What do you use for a site? I use WordPress, but there are many other sites depending on what style you want. Blogger, Wix, Weebly, and Webs all have great blog features.


How do I get people to read it? Tweet it out, put it on Facebook, post it on LinkedIn. If you think certain people will like it, mention them. If you think it applies to certain PLN groups you’re in, hashtag it. When you begin, you will not get 500 people a day reading your blog, but remember, that doesn’t matter because you are writing it for you, anyway.
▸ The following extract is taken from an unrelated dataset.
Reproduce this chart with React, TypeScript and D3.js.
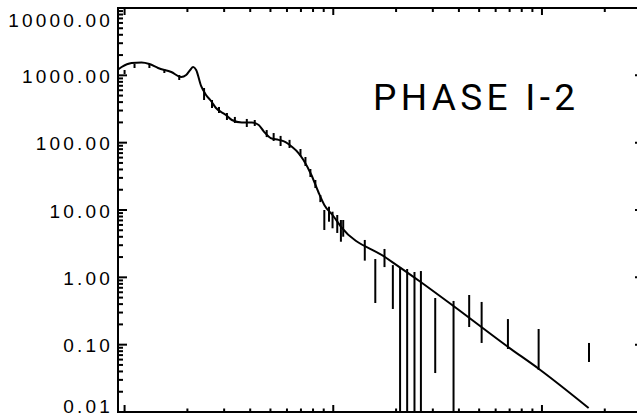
import { useRef, useEffect } from 'react';
import * as d3 from 'd3';

// fitted model curve (q, intensity)
const fitQ = [0.00931, 0.00968, 0.0108, 0.01205, 0.01315, 0.01447, 0.01674, 0.01868, 0.01973, 0.02062, 0.02131, 0.02203, 0.02326, 0.02457, 0.02596, 0.02742, 0.03059, 0.03267, 0.03646, 0.04071, 0.04394, 0.04642, 0.05012, 0.05471, 0.05907, 0.0631, 0.06813, 0.07197, 0.07856, 0.08483, 0.0906, 0.1, 0.1092, 0.1768, 0.2624, 0.3767, 0.6887, 0.9676, 1.674];
const fitI = [1220, 1330, 1525, 1552, 1474, 1285, 1121, 945, 1012, 1200, 1330, 1200, 695, 511, 416, 327, 258, 217, 199, 199, 183, 147, 117, 110, 102, 87.8, 70.2, 55.3, 33.1, 18.5, 11.9, 8.15, 5.59, 2.005, 0.853, 0.375, 0.0923, 0.0436, 0.01147];

// measured points shown as error bars (lo = 0 means the bar runs off the bottom)
const dataQ = [0.01, 0.01116, 0.01315, 0.01551, 0.01828, 0.02404, 0.02624, 0.02834, 0.03094, 0.03377, 0.03852, 0.04205, 0.04797, 0.0518, 0.05592, 0.06172, 0.06965, 0.07357, 0.0777, 0.08208, 0.08672,
  0.0906, 0.0954, 0.0992, 0.1045, 0.1088, 0.1116, 0.1416, 0.159, 0.176, 0.193, 0.209, 0.226, 0.245, 0.263, 0.308, 0.377, 0.448, 0.514, 0.687, 0.964, 1.68];
const dataLo = [1047, 1285, 1285, 1083, 853, 430, 327, 276, 217, 196, 171, 177, 121, 106, 89.3, 83.4, 63.4, 45.0, 30.9, 21.2, 13.1,
  5.05, 6.7, 5.35, 4.56, 3.38, 4.01, 1.77, 0.416, 1.42, 0.339, 0, 0, 0, 0, 0.0379, 0, 0.183, 0.106, 0.0863, 0.0421, 0.0553];
const dataHi = [1200, 1474, 1474, 1242, 1012, 649, 430, 339, 276, 241, 225, 217, 154, 139, 126, 110, 80.5, 61.3, 40.6, 27.9, 16.7,
  10.0, 11.2, 9.44, 8.43, 7.11, 7.11, 3.59, 1.87, 2.64, 1.52, 1.42, 1.33, 1.2, 1.24, 0.493, 0.446, 0.547, 0.431, 0.24, 0.171, 0.106];

const xDomain = [0.0093, 2.95];
const yTickValues = [0.01, 0.1, 1, 10, 100, 1000, 10000];
const title = 'PHASE I-2';

export default function App() {
  const svgRef = useRef<SVGSVGElement>(null);

  useEffect(() => {
    if (!svgRef.current) return;
    const width = 637;
    const height = 416;
    const margin = { top: 8, right: -3, bottom: 4, left: 118 };

    const svg = d3.select(svgRef.current);
    svg.selectAll('*').remove();
    svg.attr('width', width).attr('height', height);

    const x = d3.scaleLog().domain(xDomain).range([margin.left, width - margin.right]);
    const y = d3.scaleLog().domain([0.01, 10000]).range([height - margin.bottom, margin.top]);
    const isMajor = (v: number) => Math.abs(Math.log10(v) - Math.round(Math.log10(v))) < 1e-6;

    const x0 = margin.left, x1 = width - margin.right;
    const y0 = height - margin.bottom, y1 = margin.top;

    const plot = svg.append('g');

    // fit line
    const line = d3.line<number>()
      .x((_, i) => x(fitQ[i]))
      .y(d => y(d))
      .curve(d3.curveMonotoneX);
    plot.append('path')
      .attr('d', line(fitI))
      .attr('fill', 'none')
      .attr('stroke', '#000')
      .attr('stroke-width', 2);

    // error bars
    plot.selectAll('line.err')
      .data(dataQ)
      .join('line')
      .attr('class', 'err')
      .attr('x1', d => x(d))
      .attr('x2', d => x(d))
      .attr('y1', (_, i) => y(Math.max(dataLo[i], 0.01)))
      .attr('y2', (_, i) => y(dataHi[i]))
      .attr('stroke', '#000')
      .attr('stroke-width', 2);

    // frame
    const axes = svg.append('g').attr('stroke', '#000').attr('stroke-width', 2);
    axes.append('line').attr('x1', x0).attr('x2', x0).attr('y1', y1 - 1).attr('y2', y0 + 1);
    axes.append('line').attr('x1', x0).attr('x2', x1).attr('y1', y1).attr('y2', y1);
    axes.append('line').attr('x1', x0).attr('x2', x1).attr('y1', y0).attr('y2', y0);
    axes.append('line').attr('x1', x1).attr('x2', x1).attr('y1', y1).attr('y2', y0);

    // x ticks (top and bottom, pointing inward)
    const xt = x.ticks();
    axes.selectAll('line.xb')
      .data(xt)
      .join('line')
      .attr('class', 'xb')
      .attr('x1', d => x(d)).attr('x2', d => x(d))
      .attr('y1', y0).attr('y2', d => y0 - (isMajor(d) ? 7 : 3.5));
    axes.selectAll('line.xt')
      .data(xt)
      .join('line')
      .attr('class', 'xt')
      .attr('x1', d => x(d)).attr('x2', d => x(d))
      .attr('y1', y1).attr('y2', d => y1 + (isMajor(d) ? 7 : 4));

    // y ticks (left and right)
    const yt = y.ticks();
    axes.selectAll('line.yl')
      .data(yt)
      .join('line')
      .attr('class', 'yl')
      .attr('x1', x0).attr('x2', d => x0 + (isMajor(d) ? 9 : 5))
      .attr('y1', d => y(d)).attr('y2', d => y(d));
    axes.selectAll('line.yr')
      .data(yt.filter(isMajor))
      .join('line')
      .attr('class', 'yr')
      .attr('x1', x1).attr('x2', x1 - 5)
      .attr('y1', d => y(d)).attr('y2', d => y(d));

    // y labels, kept inside the frame height
    const fmt = d3.format('.2f');
    svg.append('g')
      .selectAll('text')
      .data(yTickValues)
      .join('text')
      .attr('x', x0 - 5)
      .attr('y', d => Math.min(Math.max(y(d) + 1, y1 + 12), y0 - 6))
      .attr('dy', '0.35em')
      .attr('text-anchor', 'end')
      .attr('font-family', '"Liberation Sans", Arial, sans-serif')
      .attr('font-size', 19)
      .attr('letter-spacing', 3.2)
      .attr('fill', '#000')
      .text(d => fmt(d));

    // title
    svg.append('text')
      .attr('x', 373)
      .attr('y', 110)
      .attr('font-family', 'Roboto, "Liberation Sans", sans-serif')
      .attr('font-size', 37)
      .attr('textLength', 202)
      .attr('lengthAdjust', 'spacing')
      .attr('fill', '#000')
      .text(title);
  }, []);

  return <svg ref={svgRef} style={{ position: 'absolute', left: 0, top: 0, background: '#fff' }} />;
}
What do I write about? It depends on what you want to write about. My friend, Rachelle, writes posts that are about how she uses technology in her classroom. The posts rock. They are super practical. My blog is usually ideas and reflections that I’m working through. Sometimes, they are about leadership or experiences I had with my students that I’m now looking at through an administrative lens. We each wish we could incorporate the other’s style into our own. My posts stem from articles I read, conversations I have had or overheard, or interactions with people both positive and negative. I also keep lists of potential topics that I haven’t fully thought through, but are concepts where I would like to spend more time exploring my own thinking.


The amount of professional growth I’ve experienced by blogging has completely taken me by surprise, but now that I have made this discovery, I am fully committed to continuing my reflections. Experience has taught me that there is power in becoming a true reflective professional. I have discovered my core beliefs which defines who I am as an educator, and I’m able to create extra space in my head to organize my thoughts. It is one of the most valuable tools I have to continue my own professional growth.